After the mapping of valence
and arousal
into mode
, tempo
and octave
, four other music features need to be defined in order to produce a complete melody:
The rhythmic pattern of the melody can express different moods, for example a 4/4 pattern for western cultures represents stability, a 3/4 reminds of danceability, while odd time signatures like 7/8 create tension and instabilities.
As a start, we decided for our project to ignore this aspect and simply stick on a 4/4, in order to have a better focus on the other main features and simplify the approach for durations generation (see later).
The key of the piece is represented both by a root note and a mode. In our case the mode is already derived from the valence
, so the missing choice is the root note.
A possible approach could be to vary the root note together with the octave in a continuous way, based on the arousal
.
The approach we chose, instead, is to simply pick a random root within the possible 12 pitches of the cromatic scale.
A problem we faced in this step is related to enharmonic equivalence. Not all possible combinations of root names and mode are theoretically valid.
For example, "C# ionian" is a valid key signature, requiring all 7 degrees to be sharp, while "G# ionian" is not, as it would require a double-sharp for the 7th degree (F## → G#), therefore it is written as "Ab ionian" instead (enharmonic equivalent), which requires 4 flats and it's also easier to read.

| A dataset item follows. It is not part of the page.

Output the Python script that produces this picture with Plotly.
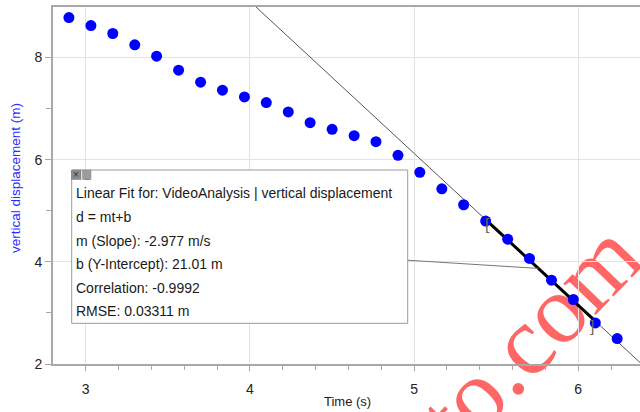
import plotly.graph_objects as go

# ---------------- data ----------------
time_s = [2.898, 3.032, 3.165, 3.299, 3.432, 3.566, 3.700, 3.833, 3.967, 4.100,
          4.234, 4.367, 4.501, 4.635, 4.768, 4.902, 5.035, 5.169, 5.302, 5.436,
          5.570, 5.703, 5.837, 5.970, 6.104, 6.237]
vert_disp_m = [8.784, 8.627, 8.471, 8.249, 8.027, 7.753, 7.518, 7.361, 7.229, 7.118,
               6.935, 6.725, 6.596, 6.471, 6.353, 6.086, 5.753, 5.431, 5.118, 4.798,
               4.445, 4.067, 3.641, 3.263, 2.804, 2.498]
fit_slope = -2.977
fit_intercept = 21.01
fit_start_idx = 19   # selection start (bracket "[")
fit_end_idx = 24     # selection end (bracket "]")
fit_lines = [
    "Linear Fit for: VideoAnalysis | vertical displacement",
    "d = mt+b",
    "m (Slope): -2.977 m/s",
    "b (Y-Intercept): 21.01 m",
    "Correlation: -0.9992",
    "RMSE: 0.03311 m",
]
x_tick_vals = [3, 4, 5, 6]
y_tick_vals = [2, 4, 6, 8]
watermark_text = "to.com"

# ---------------- layout helpers ----------------
W, H = 640, 412
PL, PR, PT, PB = 53, 640, 7, 364
PW, PH = PR - PL, PB - PT


def px(x):
    return (x - PL) / PW


def py(y):
    return (PB - y) / PH


def fit(t):
    return fit_slope * t + fit_intercept


FONT = "Liberation Sans, Arial, sans-serif"

fig = go.Figure()

# full fit line (thin)
line_x = [3.9, 6.5]
fig.add_trace(go.Scatter(x=line_x, y=[fit(v) for v in line_x], mode="lines",
                         line=dict(color="#555555", width=1), hoverinfo="skip",
                         showlegend=False))
# bold selected-range segment
seg_x = [time_s[fit_start_idx], time_s[fit_end_idx]]
fig.add_trace(go.Scatter(x=seg_x, y=[fit(v) for v in seg_x], mode="lines",
                         line=dict(color="#000000", width=3), hoverinfo="skip",
                         showlegend=False))
# data points
fig.add_trace(go.Scatter(x=time_s, y=vert_disp_m, mode="markers",
                         marker=dict(color="#0000ff", size=11, line=dict(width=0)),
                         showlegend=False))

shapes = []
annotations = []

# watermark (below the data, drawn as a shape label)
wm_cx, wm_cy = 522, 328
shapes.append(dict(type="rect", xref="paper", yref="paper",
                   x0=px(wm_cx - 1), x1=px(wm_cx + 1), y0=py(wm_cy + 1), y1=py(wm_cy - 1),
                   line=dict(width=0), fillcolor="rgba(0,0,0,0)", layer="below",
                   label=dict(text=watermark_text, textangle=-46,
                              textposition="middle center", padding=0,
                              font=dict(family="Liberation Serif, Times New Roman, serif",
                                        size=98, color="rgba(255,0,0,0.6)"))))

# connector from box to fit line
conn_t = 5.757
shapes.append(dict(type="line", xref="x", yref="y", x0=4.955, y0=4.033,
                   x1=conn_t, y1=fit(conn_t), line=dict(color="#777777", width=1),
                   layer="above"))
# fit info box
shapes.append(dict(type="rect", xref="paper", yref="paper",
                   x0=px(71.7), x1=px(407.7), y0=py(323.3), y1=py(170),
                   fillcolor="white", line=dict(color="#9a9a9a", width=1), layer="above"))
# little window icons
shapes.append(dict(type="rect", xref="paper", yref="paper",
                   x0=px(71.5), x1=px(81), y0=py(179.5), y1=py(170),
                   fillcolor="#8c8c8c", line=dict(color="#777777", width=0.5), layer="above"))
shapes.append(dict(type="rect", xref="paper", yref="paper",
                   x0=px(82.5), x1=px(91), y0=py(179.5), y1=py(170),
                   fillcolor="#9c9c9c", line=dict(color="#888888", width=0.5), layer="above"))
annotations.append(dict(xref="paper", yref="paper", x=px(76.3), y=py(174.8),
                        text="×", showarrow=False, xanchor="center", yanchor="middle",
                        font=dict(family=FONT, size=10, color="#333333"), borderpad=0))
annotations.append(dict(xref="paper", yref="paper", x=px(86.8), y=py(175.5),
                        text="_", showarrow=False, xanchor="center", yanchor="middle",
                        font=dict(family=FONT, size=8, color="#555555"), borderpad=0))

line_centers = [193.3, 217.3, 241.0, 264.3, 287.6, 311.0]
for txt, yc in zip(fit_lines, line_centers):
    annotations.append(dict(xref="paper", yref="paper", x=px(74.5), y=py(yc),
                            text=txt, showarrow=False, xanchor="left", yanchor="middle",
                            font=dict(family=FONT, size=14, color="#1a1a1a"), borderpad=0))

# range brackets
annotations.append(dict(xref="x", yref="y", x=time_s[fit_start_idx], y=vert_disp_m[fit_start_idx],
                        text="[", showarrow=False, xshift=2, yshift=-3,
                        font=dict(family=FONT, size=16, color="#666666")))
annotations.append(dict(xref="x", yref="y", x=time_s[fit_end_idx], y=vert_disp_m[fit_end_idx],
                        text="]", showarrow=False, xshift=-3, yshift=-4,
                        font=dict(family=FONT, size=16, color="#666666")))

# axis titles
annotations.append(dict(xref="paper", yref="paper", x=px(15), y=py(178),
                        text="vertical displacement (m)", showarrow=False, textangle=-90,
                        xanchor="center", yanchor="middle",
                        font=dict(family=FONT, size=13.5, color="#2a2aff")))
annotations.append(dict(xref="paper", yref="paper", x=px(348), y=py(401),
                        text="Time (s)", showarrow=False,
                        xanchor="center", yanchor="middle",
                        font=dict(family=FONT, size=13, color="#1a1a1a")))

fig.update_layout(
    width=W, height=H,
    margin=dict(l=PL, r=W - PR, t=PT, b=H - PB, pad=0),
    plot_bgcolor="rgba(0,0,0,0)", paper_bgcolor="white",
    shapes=shapes, annotations=annotations,
    font=dict(family=FONT, color="#222222"),
    showlegend=False,
)
fig.update_xaxes(
    range=[2.801, 6.376], tickvals=x_tick_vals, ticktext=[str(v) for v in x_tick_vals],
    showgrid=True, gridcolor="#e3e3e3", gridwidth=1,
    showline=True, linecolor="#a8a8a8", linewidth=2, mirror=True,
    ticks="outside", ticklen=5, tickcolor="#a8a8a8", tickwidth=1,
    tickfont=dict(family=FONT, size=14, color="#222222"),
    ticklabelstandoff=6,
    minor=dict(dtick=0.2, tick0=0, ticks="outside", ticklen=4, tickcolor="#a8a8a8",
               showgrid=False),
    zeroline=False,
)
fig.update_yaxes(
    range=[2.0, 8.99], tickvals=y_tick_vals, ticktext=[str(v) for v in y_tick_vals],
    showgrid=True, gridcolor="#e3e3e3", gridwidth=1,
    showline=True, linecolor="#a8a8a8", linewidth=2, mirror=False,
    ticks="outside", ticklen=6, tickcolor="#a8a8a8", tickwidth=1,
    tickfont=dict(family=FONT, size=14, color="#222222"),
    minor=dict(dtick=1, tick0=0, ticks="outside", ticklen=5, tickcolor="#a8a8a8",
               showgrid=False),
    zeroline=False,
)

fig.write_html("out.html")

A first solution would be to pick the usual name for each pitch:
C C# D Eb E F F# G Ab A Bb B
However introducing modes complicates things a bit: althought "G# ionian" is not valid, "G# phrygian" is a legit key signature, as it corresponds to the same alterations of "E ionian", while "Ab phrygian" is not, as it would correspond to "D## ionian". The reality is that the above mentioned names are "usual" only if considering an "ionian" mode.
Since we decided to pick the root note at random anyway, we could fix this issue in a fairly simple way: instead of randomly choosing directly the root note, we first randomly choose a "base root" in ionian mode from the mentioned usual names. Then, based on the actual mode, we "rotate" the base root to the final root, based on the degree on which the mode is built (e.g. if we pick "C#" and the mode is "mixolydian", the root will be "G#", since "mixolydian" is built on the 5th degree of the ionian scale). We do this by taking advantage of music21
interval-aware transposition (i.e. not just half-tones, but fully qualified intervals in terms of number and mode, e.g. "perfect fifth").
We wouldn't have a melody without actual notes that compose it. Our approach was to set up a grammar-based model and then start to build some rules by trial and error, starting from simple Markov Chains.
We also setup the model in a way to use different rulesets depending on the values of valence
and arousal
, in order to increase variability and be more flexible.
The way we do it is by quantizing the continuous domain of a value (e.g. valence) into samples where we want to introduce a different ruleset. For example, if the continuous value is 0.67
and we have two rulesets, one for 0.2
and another for 0.8
, we would pick the one at 0.8
since it is closer to the continuous value.
Each note is characterized by two properties, its pitch and its duration. We decided to adopt two separate and independent grammars for generating each of the two properties (see /back-end/data/grades.yml
and /back-end/data/durations.yml
Since we are deriving the key signature from the input mood, it makes more sense to define a grammar of relative degrees, instead of actual pitches, and then do the proper transpositions with music21
afterwards.
Thinking about the valence
, we observed that "positive" pieces generally have some sort of "uplifting" melody, while "negative" pieces have a "downwards" melody, so we decided to define two different rulesets at 0
and 1
:
- The ruleset for high valence has higher probabilities in transitioning degrees in an "uplifting" manner (e.g. 1→3→5→8), and tends to create consonant melodic intervals (graph below).
- The ruleset for low valence tends to create dissonant melodic intervals.
Generating durations through a grammar is a bit tricky because we still have to provide accent clues that follow the underlying time signature. Instead of trying to define a grammar which is relative to the time-signature and can then been transformed to actual durations, we decided to simplify the task by stickying to 4/4 and defining durations where 1 = quarter note.
We decided to vary between three rulesets based on arousal
, where:
- The ruleset for high arousal tends to add more faster notes (8ths and 16ths) and syncopations (graph below).
- The ruleset for middle arousal tends to remove faster notes and syncopations.
- The ruleset for low arousal prefers very simple and straight rhythms.